Displaying this confidence score alongside the twin's predictions is crucial for building trust and ensuring that operators make decisions with a full understanding of the associated risks and uncertainties.

Case Study: A Wind Turbine Digital Twin¶

Consider a Digital Twin for a large wind turbine. Its goal is to predict the mechanical stress on the blades to optimize for both power generation and long-term structural health.

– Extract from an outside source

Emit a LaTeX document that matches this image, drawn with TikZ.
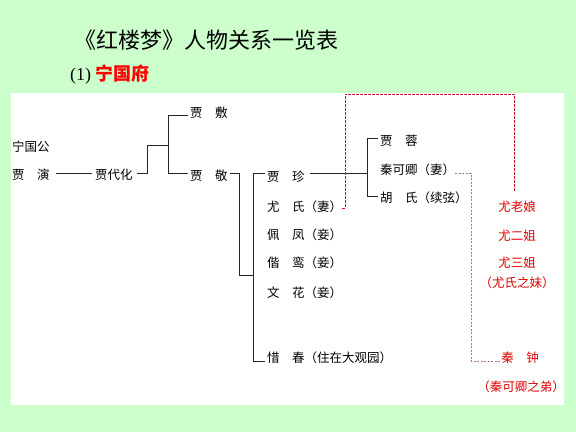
\documentclass[tikz,border=0pt]{standalone}
\usepackage{fontspec}
\setmainfont{Liberation Serif}
\newfontfamily\cjk{Noto Sans CJK SC}
\definecolor{bg}{HTML}{CCFFCC}
\definecolor{redtxt}{HTML}{E00000}
\definecolor{dashred}{HTML}{CC1133}
\definecolor{dashgray}{HTML}{B07878}
\begin{document}
\begin{tikzpicture}[x=1pt,y=-1pt,
  pname/.style={anchor=west,inner sep=0pt,font=\cjk\fontsize{12.5}{14}\selectfont},
  rname/.style={inner sep=0pt,text=redtxt,font=\cjk\fontsize{12.5}{14}\selectfont},
  tree/.style={draw=black!85,line width=0.8pt},
  rdash/.style={draw=dashred,line width=0.8pt,dash pattern=on 2.5pt off 1.5pt},
  gdash/.style={draw=dashgray,line width=0.6pt,dash pattern=on 2pt off 1.5pt}]
\fill[bg] (0,0) rectangle (576,432);
\fill[white] (11,93) rectangle (564,405);
\useasboundingbox (0,0) rectangle (576,432);

% titles
\node[inner sep=0pt,anchor=west,font=\cjk\fontsize{22}{26}\selectfont] (title) at (74,40) {《红楼梦》人物关系一览表};
\node[inner sep=0pt,anchor=west,font=\fontsize{18}{22}\selectfont] (sub) at (70,75) {(1) \textcolor{red}{\cjk\bfseries 宁国府}};

% people
\node[pname] (ngg) at (12,147) {宁国公};
\node[pname] (yan) at (12,175) {贾　演};
\node[pname] (daihua) at (95,175) {贾代化};
\node[pname] (fu) at (190,113) {贾　敷};
\node[pname] (jing) at (190,176) {贾　敬};
\node[pname] (zhen) at (267,177) {贾　珍};
\node[pname] (youshi) at (267,207) {尤　氏（妻）};
\node[pname] (peifeng) at (267,235) {佩　凤（妾）};
\node[pname] (xieluan) at (267,263) {偕　鸾（妾）};
\node[pname] (wenhua) at (267,293) {文　花（妾）};
\node[pname] (xichun) at (267,358) {惜　春（住在大观园）};
\node[pname] (rong) at (380,141) {贾　蓉};
\node[pname] (qin) at (380,170) {秦可卿（妻）};
\node[pname] (hu) at (380,198) {胡　氏（续弦）};

% red names
\node[rname] (laoniang) at (517,207) {尤老娘};
\node[rname] (erjie) at (517,236) {尤二姐};
\node[rname] (sanjie) at (517,263) {尤三姐};
\node[rname] (youmei) at (517,283) {（尤氏之妹）};
\node[rname] (qinzhong) at (520,358) {秦　钟};
\node[rname] (qindi) at (521,387) {（秦可卿之弟）};

% black tree connectors
\coordinate (b1) at (147,145);
\coordinate (fj) at (168,145);
\draw[tree] ([xshift=6,yshift=2]yan.east) -- ([xshift=-3,yshift=2]daihua.west);
\draw[tree] ([xshift=4,yshift=2]daihua.east) -| (b1) -- (fj);
\draw[tree] ([xshift=-2,yshift=-2]fu.west) -| ([xshift=-22,yshift=3]jing.west) -- ([xshift=-2,yshift=3]jing.west);

\coordinate (jv) at (239,275);
\coordinate (jv2) at (253,275);
\draw[tree] ([xshift=2,yshift=3]jing.east) -| (jv) -- (jv2);
\draw[tree] ([xshift=-2,yshift=4]zhen.west) -| ([xshift=-14,yshift=-3]xichun.west) -- ([xshift=-2,yshift=-3]xichun.west);

\draw[tree] ([xshift=5,yshift=4]zhen.east) -- ([xshift=-13,yshift=4]rong.west |- zhen.east);
\draw[tree] ([xshift=-2,yshift=3]rong.west) -| ([xshift=-13,yshift=2]hu.west) -- ([xshift=-2,yshift=2]hu.west);

% dashed relation lines
\coordinate (tl) at (345,94);
\coordinate (tr) at (514,94);
\draw[rdash] ([yshift=-1]youshi.east) -| (tl) -- (tr) -- ([yshift=10]tr |- laoniang.north);
\coordinate (qv) at (471,361);
\draw[gdash] ([yshift=-3]qin.east) -| (qv) -- ([xshift=-1,yshift=-3]qinzhong.west);
\end{tikzpicture}
\end{document}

Continuous Validation: The twin's virtual space contains a high-fidelity finite element model (FEM) of the blades. This model is continuously fed with real-time wind speed and direction data from sensors on the turbine. Its output—a prediction of the stress at various points on the blade—is constantly compared to the real-time data coming from physical strain gauges embedded in the actual blades. The error between the predicted stress and the measured stress is tracked.
Recalibration: Over time, micro-cracks may form, or the blade material may degrade due to weather exposure. This would cause the real strain readings to drift away from the model's predictions. The continuous validation system would detect this drift. An automated recalibration routine would then slightly adjust the material stiffness parameters in the FEM model to bring it back into alignment with the physical reality, effectively tracking the aging of the blade.
Uncertainty Quantification: The twin's most important task is to predict stress for the next 24 hours to set an optimal operating strategy. This prediction is highly uncertain because the primary input—the wind forecast—is itself a probabilistic forecast.
- To quantify this, the twin runs a Monte Carlo simulation. It runs its stress model 1,000 times. In each run, it uses a different wind speed sequence sampled from the weather service's probabilistic forecast ensemble.
- The result is a probability distribution of the maximum blade stress expected over the next 24 hours. The operators can then see that there is, for example, a "5% chance of exceeding the critical stress threshold," allowing them to make a risk-informed decision about whether to curtail the turbine's power output.